如何有效地将 numpy 数组调整为给定形状，必要时用零填充？

Question

I want to create an array of a given shape based on another numpy array. The number of dimensions will be matching, but the sizes will differ from axis to axis. If the original size is too small, I want to pad it with zeros to fulfill the requirements. Example of expected behaviour to clarify:

embedding = np.array([
    [1, 2, 3, 4],
    [5, 6, 7, 8]
])

resize_with_outer_zeros(embedding, (4, 3)) = np.array([
    [1, 2, 3],
    [5, 6, 7],
    [0, 0, 0],
    [0, 0, 0]
])

I think I achieved the desired behaviour with the function below.

def resize_with_outer_zeros(embedding: np.ndarray, target_shape: Tuple[int, ...]) -> np.ndarray:
    padding = tuple((0, max(0, target_size - size)) for target_size, size in zip(target_shape, embedding.shape))
    target_slice = tuple(slice(0, target_size) for target_size in target_shape)
    return np.pad(embedding, padding)[target_slice]
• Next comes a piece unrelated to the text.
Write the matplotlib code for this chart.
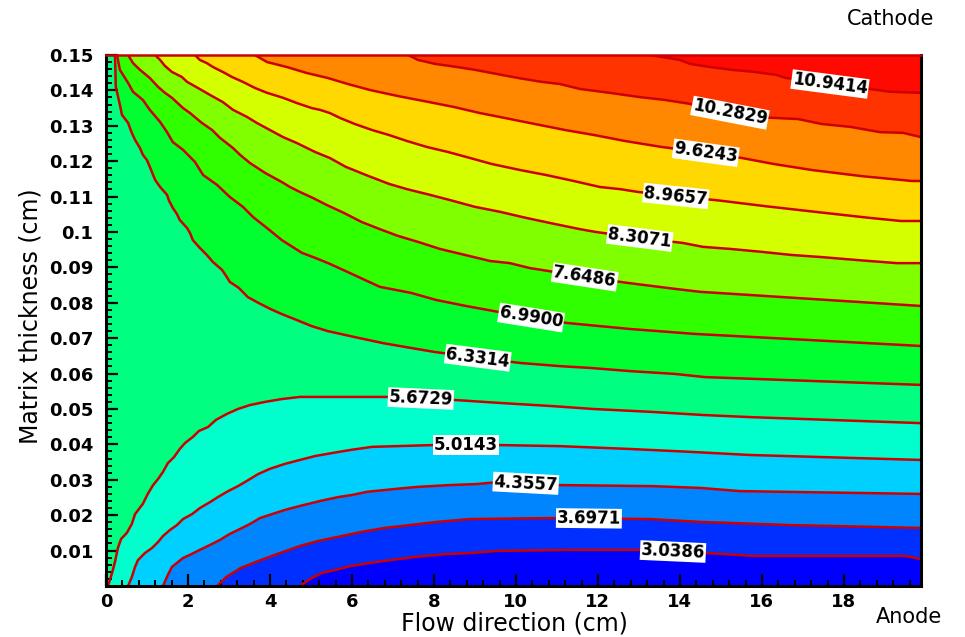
import numpy as np
import matplotlib
matplotlib.use("Agg")
import matplotlib.pyplot as plt
from matplotlib.ticker import MultipleLocator

# contour levels and the colour of each band (lowest band first)
levels = [3.0386, 3.6971, 4.3557, 5.0143, 5.6729, 6.3314, 6.9900,
          7.6486, 8.3071, 8.9657, 9.6243, 10.2829, 10.9414]
band_colors = ['#0000ff', '#0030ff', '#0085ff', '#00d0ff', '#00ffcc', '#00ff80', '#00ff30',
               '#30ff00', '#7fff00', '#d4ff00', '#ffd800', '#ff8800', '#ff3300', '#ff0a00']

# contour lines (x in cm along flow, y in cm of thickness)
x_3038 = [4.73, 4.98, 5.27, 5.59, 5.95, 6.44, 6.93, 7.54, 8.27, 8.88, 9.54, 11.32, 12.95, 14.66, 15.78, 19.49, 19.88]
y_3038 = [0.0, 0.0020, 0.0037, 0.0045, 0.0056, 0.0065, 0.0073, 0.0082, 0.0090, 0.0093, 0.0099, 0.0102, 0.0102, 0.0093, 0.0085, 0.0085, 0.0076]

x_3697 = [2.71, 2.93, 3.29, 3.66, 4.05, 4.39, 4.73, 5.17, 5.54, 5.88, 6.24, 6.80, 7.41, 8.07, 8.88, 11.00, 13.27, 14.49, 16.68, 19.88]
y_3697 = [0.0, 0.0025, 0.0051, 0.0068, 0.0085, 0.0099, 0.0113, 0.0127, 0.0136, 0.0144, 0.0153, 0.0164, 0.0172, 0.0181, 0.0189, 0.0192, 0.0189, 0.0181, 0.0172, 0.0164]

x_4355 = [1.39, 1.51, 1.61, 1.73, 1.88, 2.05, 2.29, 2.54, 2.78, 3.02, 3.27, 3.51, 3.76, 4.05, 4.37, 4.73, 5.22, 5.66, 6.00, 6.37, 7.05, 7.61, 8.39, 9.05, 9.61, 11.07, 13.34, 14.49, 15.46, 19.88]
y_4355 = [0.0, 0.0031, 0.0054, 0.0065, 0.0079, 0.0088, 0.0102, 0.0116, 0.0130, 0.0147, 0.0161, 0.0175, 0.0192, 0.0203, 0.0215, 0.0226, 0.0240, 0.0251, 0.0257, 0.0266, 0.0274, 0.0280, 0.0285, 0.0288, 0.0294, 0.0285, 0.0282, 0.0277, 0.0268, 0.0260]

x_5014 = [0.54, 0.63, 0.71, 0.78, 0.95, 1.12, 1.27, 1.39, 1.56, 1.73, 1.88, 2.10, 2.29, 2.54, 2.73, 2.98, 3.22, 3.44, 3.71, 4.00, 4.37, 4.73, 5.10, 5.54, 5.95, 6.49, 7.98, 9.61, 11.07, 12.78, 14.24, 15.71, 19.88]
y_5014 = [0.0, 0.0025, 0.0054, 0.0073, 0.0093, 0.0107, 0.0124, 0.0141, 0.0158, 0.0172, 0.0189, 0.0203, 0.0220, 0.0237, 0.0251, 0.0268, 0.0282, 0.0297, 0.0316, 0.0331, 0.0345, 0.0356, 0.0367, 0.0376, 0.0384, 0.0393, 0.0398, 0.0398, 0.0395, 0.0387, 0.0379, 0.0370, 0.0356]

x_5672 = [0.05, 0.15, 0.22, 0.29, 0.37, 0.51, 0.63, 0.71, 0.90, 1.02, 1.15, 1.27, 1.39, 1.51, 1.66, 1.80, 1.93, 2.12, 2.27, 2.49, 2.68, 2.95, 3.22, 3.51, 3.88, 4.29, 4.73, 6.85, 8.56, 9.61, 10.90, 11.88, 13.27, 14.56, 15.71, 19.88]
y_5672 = [0.0, 0.0037, 0.0068, 0.0107, 0.0133, 0.0150, 0.0175, 0.0203, 0.0232, 0.0260, 0.0285, 0.0302, 0.0322, 0.0347, 0.0364, 0.0387, 0.0404, 0.0421, 0.0438, 0.0449, 0.0469, 0.0486, 0.0500, 0.0511, 0.0520, 0.0528, 0.0534, 0.0534, 0.0525, 0.0517, 0.0508, 0.0500, 0.0492, 0.0483, 0.0477, 0.0460]

x_6331 = [0.22, 0.24, 0.34, 0.39, 0.54, 0.63, 0.71, 0.83, 0.90, 1.00, 1.07, 1.15, 1.20, 1.32, 1.49, 1.54, 1.63, 1.73, 1.80, 1.98, 2.05, 2.12, 2.29, 2.46, 2.61, 2.83, 2.93, 3.02, 3.24, 3.46, 3.73, 4.02, 4.29, 4.66, 5.02, 5.41, 6.07, 6.76, 7.46, 8.02, 9.12, 10.10, 11.07, 11.80, 12.78, 13.88, 14.61, 19.88]
y_6331 = [0.15, 0.1410, 0.1359, 0.1331, 0.1308, 0.1280, 0.1260, 0.1237, 0.1218, 0.1203, 0.1184, 0.1161, 0.1147, 0.1127, 0.1105, 0.1088, 0.1068, 0.1051, 0.1034, 0.1011, 0.0997, 0.0977, 0.0955, 0.0935, 0.0915, 0.0893, 0.0876, 0.0859, 0.0842, 0.0816, 0.0799, 0.0782, 0.0768, 0.0751, 0.0734, 0.0720, 0.0703, 0.0686, 0.0672, 0.0661, 0.0644, 0.0630, 0.0621, 0.0616, 0.0607, 0.0599, 0.0590, 0.0568]

x_6990 = [0.27, 0.34, 0.54, 0.66, 0.90, 1.07, 1.32, 1.49, 1.63, 1.88, 2.17, 2.37, 2.71, 3.02, 3.34, 3.59, 3.93, 4.29, 4.78, 5.10, 5.46, 5.95, 6.68, 7.44, 8.05, 8.78, 10.10, 11.24, 12.78, 14.37, 19.88]
y_6990 = [0.15, 0.1458, 0.1421, 0.1396, 0.1373, 0.1345, 0.1311, 0.1282, 0.1254, 0.1232, 0.1198, 0.1161, 0.1133, 0.1099, 0.1071, 0.1042, 0.1011, 0.0977, 0.0941, 0.0927, 0.0910, 0.0884, 0.0845, 0.0828, 0.0808, 0.0791, 0.0763, 0.0743, 0.0726, 0.0712, 0.0678]

x_7648 = [0.54, 0.66, 0.83, 1.07, 1.27, 1.44, 1.61, 1.88, 2.05, 2.34, 2.59, 2.78, 3.10, 3.27, 3.51, 3.88, 4.29, 4.49, 4.73, 5.05, 5.39, 5.80, 6.24, 6.68, 7.12, 7.61, 8.15, 8.76, 9.37, 9.85, 10.34, 10.78, 11.68, 12.73, 13.90, 14.49, 19.88]
y_7648 = [0.15, 0.1477, 0.1458, 0.1435, 0.1410, 0.1393, 0.1379, 0.1350, 0.1336, 0.1308, 0.1288, 0.1266, 0.1237, 0.1218, 0.1195, 0.1167, 0.1141, 0.1127, 0.1113, 0.1096, 0.1076, 0.1054, 0.1028, 0.1008, 0.0989, 0.0972, 0.0952, 0.0935, 0.0918, 0.0912, 0.0898, 0.0890, 0.0873, 0.0856, 0.0839, 0.0831, 0.0791]

x_8307 = [1.20, 1.32, 1.44, 1.61, 1.85, 1.98, 2.24, 2.54, 2.85, 3.10, 3.44, 3.68, 4.00, 4.32, 4.66, 5.10, 5.46, 5.85, 6.34, 6.90, 7.34, 7.90, 8.46, 9.00, 9.61, 10.24, 10.93, 11.56, 11.95, 13.02, 14.07, 14.56, 15.24, 15.98, 16.73, 17.46, 18.29, 19.29, 19.88]
y_8307 = [0.15, 0.1486, 0.1469, 0.1452, 0.1438, 0.1424, 0.1407, 0.1387, 0.1367, 0.1345, 0.1325, 0.1308, 0.1288, 0.1268, 0.1251, 0.1226, 0.1209, 0.1184, 0.1161, 0.1136, 0.1121, 0.1105, 0.1088, 0.1071, 0.1057, 0.1040, 0.1023, 0.1008, 0.1000, 0.0983, 0.0969, 0.0958, 0.0952, 0.0944, 0.0935, 0.0929, 0.0921, 0.0912, 0.0912]

x_8965 = [2.17, 2.29, 2.46, 2.61, 2.90, 3.07, 3.34, 3.63, 3.93, 4.32, 4.66, 5.02, 5.22, 5.46, 5.71, 6.07, 6.49, 6.90, 7.34, 7.83, 8.34, 8.88, 9.41, 10.10, 10.73, 11.41, 12.05, 12.54, 12.98, 13.88, 15.02, 16.07, 17.29, 18.61, 19.39, 19.88]
y_8965 = [0.15, 0.1486, 0.1477, 0.1466, 0.1449, 0.1438, 0.1424, 0.1407, 0.1393, 0.1379, 0.1364, 0.1350, 0.1345, 0.1336, 0.1322, 0.1305, 0.1288, 0.1274, 0.1257, 0.1240, 0.1226, 0.1209, 0.1192, 0.1175, 0.1161, 0.1144, 0.1127, 0.1121, 0.1113, 0.1102, 0.1088, 0.1073, 0.1057, 0.1040, 0.1031, 0.1031]

x_9624 = [3.63, 3.93, 4.41, 4.90, 5.41, 5.90, 6.44, 7.12, 7.88, 8.49, 9.12, 9.73, 10.46, 11.20, 11.90, 12.66, 13.56, 14.49, 15.51, 16.29, 17.22, 18.41, 19.66, 19.88]
y_9624 = [0.15, 0.1480, 0.1466, 0.1449, 0.1435, 0.1418, 0.1401, 0.1384, 0.1367, 0.1353, 0.1336, 0.1322, 0.1305, 0.1288, 0.1274, 0.1257, 0.1240, 0.1226, 0.1209, 0.1192, 0.1175, 0.1158, 0.1144, 0.1144]

x_10283 = [7.37, 7.61, 8.02, 8.56, 9.00, 9.41, 10.05, 10.63, 11.07, 11.56, 12.29, 13.02, 13.63, 14.24, 14.98, 15.78, 16.88, 17.46, 18.15, 18.88, 19.44, 19.88]
y_10283 = [0.15, 0.1486, 0.1475, 0.1466, 0.1458, 0.1449, 0.1435, 0.1424, 0.1418, 0.1404, 0.1393, 0.1381, 0.1373, 0.1362, 0.1342, 0.1325, 0.1319, 0.1305, 0.1297, 0.1282, 0.1280, 0.1268]

x_10941 = [13.27, 14.00, 14.24, 14.73, 15.27, 15.83, 16.34, 16.59, 17.66, 18.63, 19.12, 19.88]
y_10941 = [0.15, 0.1486, 0.1475, 0.1466, 0.1458, 0.1452, 0.1444, 0.1435, 0.1418, 0.1404, 0.1396, 0.1393]

# where each level's label sits along its line
label_x = [13.83, 11.78, 10.24, 8.78, 7.68, 9.07, 10.37, 11.68, 13.02, 13.90, 14.63, 15.22, 17.66]

x_ticks = [0, 2, 4, 6, 8, 10, 12, 14, 16, 18]
y_ticks = [0.01, 0.02, 0.03, 0.04, 0.05, 0.06, 0.07, 0.08, 0.09, 0.10, 0.11, 0.12, 0.13, 0.14, 0.15]
y_tick_labels = ['0.01', '0.02', '0.03', '0.04', '0.05', '0.06', '0.07', '0.08', '0.09', '0.1',
                 '0.11', '0.12', '0.13', '0.14', '0.15']

lines = [(x_3038, y_3038), (x_3697, y_3697), (x_4355, y_4355), (x_5014, y_5014), (x_5672, y_5672),
         (x_6331, y_6331), (x_6990, y_6990), (x_7648, y_7648), (x_8307, y_8307), (x_8965, y_8965),
         (x_9624, y_9624), (x_10283, y_10283), (x_10941, y_10941)]

x_max = 19.88
y_max = 0.15
line_red = '#cc0000'

fig = plt.figure(figsize=(9.65, 6.37), dpi=100)
ax = fig.add_axes([0.1098, 0.0801, 0.8446, 0.8336])
ax.set_xlim(0, x_max)
ax.set_ylim(0, y_max)
ax.set_facecolor(band_colors[5])

# lines 0-4 come up from the bottom: paint the band under each, highest first
for k in range(4, -1, -1):
    x, y = lines[k]
    ax.fill_between(x, 0, y, color=band_colors[k], lw=0)
# lines 5-12 come down from the top: paint the band above each, lowest first
for k in range(5, 13):
    x, y = lines[k]
    ax.fill_between(x, y, y_max, color=band_colors[k + 1], lw=0)
for x, y in lines:
    ax.plot(x, y, color=line_red, lw=1.8, solid_joinstyle='miter')

# labels on the lines, with white boxes
for lev, lx, (x, y) in zip(levels, label_x, lines):
    ly = np.interp(lx, x, y)
    p1 = ax.transData.transform((lx - 0.6, np.interp(lx - 0.6, x, y)))
    p2 = ax.transData.transform((lx + 0.6, np.interp(lx + 0.6, x, y)))
    ang = np.degrees(np.arctan2(p2[1] - p1[1], p2[0] - p1[0]))
    ax.text(lx, ly, f'{lev:.4f}', ha='center', va='center', rotation=ang,
            rotation_mode='anchor', fontsize=12, fontweight='bold', zorder=5,
            bbox=dict(fc='white', ec='none', pad=0.6))

ax.set_xticks(x_ticks)
ax.xaxis.set_minor_locator(MultipleLocator(0.4))
ax.set_yticks(y_ticks)
ax.set_yticklabels(y_tick_labels)
ax.yaxis.set_minor_locator(MultipleLocator(0.002))
ax.tick_params(which='both', direction='in', top=False, right=False, colors='black')
ax.tick_params(which='major', length=8.5, width=1.6, labelsize=13)
ax.tick_params(which='minor', length=4.3, width=1.4)
ax.tick_params(axis='y', pad=9)
ax.tick_params(axis='x', pad=5)
for lab in ax.get_xticklabels() + ax.get_yticklabels():
    lab.set_fontweight('bold')

for side in ['left', 'bottom', 'right']:
    ax.spines[side].set_linewidth(2.2)
    ax.spines[side].set_color('black')
ax.spines['top'].set_linewidth(1.8)
ax.spines['top'].set_color(line_red)

ax.set_xlabel('Flow direction (cm)', fontsize=17)
ax.xaxis.label.set_va('center')
ax.xaxis.set_label_coords(0.5006, -0.0716)
ax.set_ylabel('Matrix thickness (cm)', fontsize=17)
ax.yaxis.label.set_va('center')
ax.yaxis.set_label_coords(-0.092, 0.5085)

fig.text(0.923, 0.970, 'Cathode', fontsize=15, ha='center', va='center')
fig.text(0.942, 0.031, 'Anode', fontsize=15, ha='center', va='center')

fig.savefig('out.png', dpi=100)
However, I have strong doubts about its efficiency and elegance, as it involves a lot of pure python tuple operations. Is there a better and more concise way to do it?

Answer 1

If you know that your array won't be bigger than some size (r, c) , why not just:

def pad_with_zeros(A, r, c):
   out = np.zeros((r, c))
   r_, c_ = np.shape(A)
   out[0:r_, 0:c_] = A
   return out

If you want to support arbitrary dimensions (tensors) it gets a little uglier, but the principle remains the same:

def pad(A, shape):
   out = np.zeros(shape)
   out[tuple(slice(0, d) for d in np.shape(A))] = A
   return out

And to support larger arrays (larger than what you would pad):

def pad(A, shape):
    shape = np.max([np.shape(A), shape], axis=0)
    out = np.zeros(shape)
    out[tuple(slice(0, d) for d in np.shape(A))] = A
    return out

Answer 2

I don't think you can do much better, but instead of using pad and then slicing, just do zeros at the right size and then an assignment - this cuts it to one list comprehension instead of two.

embedding = np.array([
    [1, 2, 3, 4],
    [5, 6, 7, 8]
])

z = np.zeros((4,3))
s = tuple([slice(None, min(za,ea)) for za,ea in zip(z.shape, embedding.shape)])

z[s] = embedding[s]
z
# array([[1., 2., 3.],
#        [5., 6., 7.],
#        [0., 0., 0.],
#        [0., 0., 0.]])

Answer 3

I'd just use a zero-matrix and run a nested for-loop to set the values from the older array - the remaining places will automatically be padded with zeros.

import numpy as np


def resize_array(array, new_size):
    Z = np.zeros(new_size)
    for i in range(len(Z)):
        for j in range(len(Z[i])):
            try:
                Z[i][j] = array[i][j]
            except IndexError:       # just in case array[i][j] doesn't exist in the new size and should be truncated
                pass
    return Z


embedding = np.array([[1, 2, 3, 4], [5, 6, 7, 8]])
print(resize_array(embedding, (4, 3)))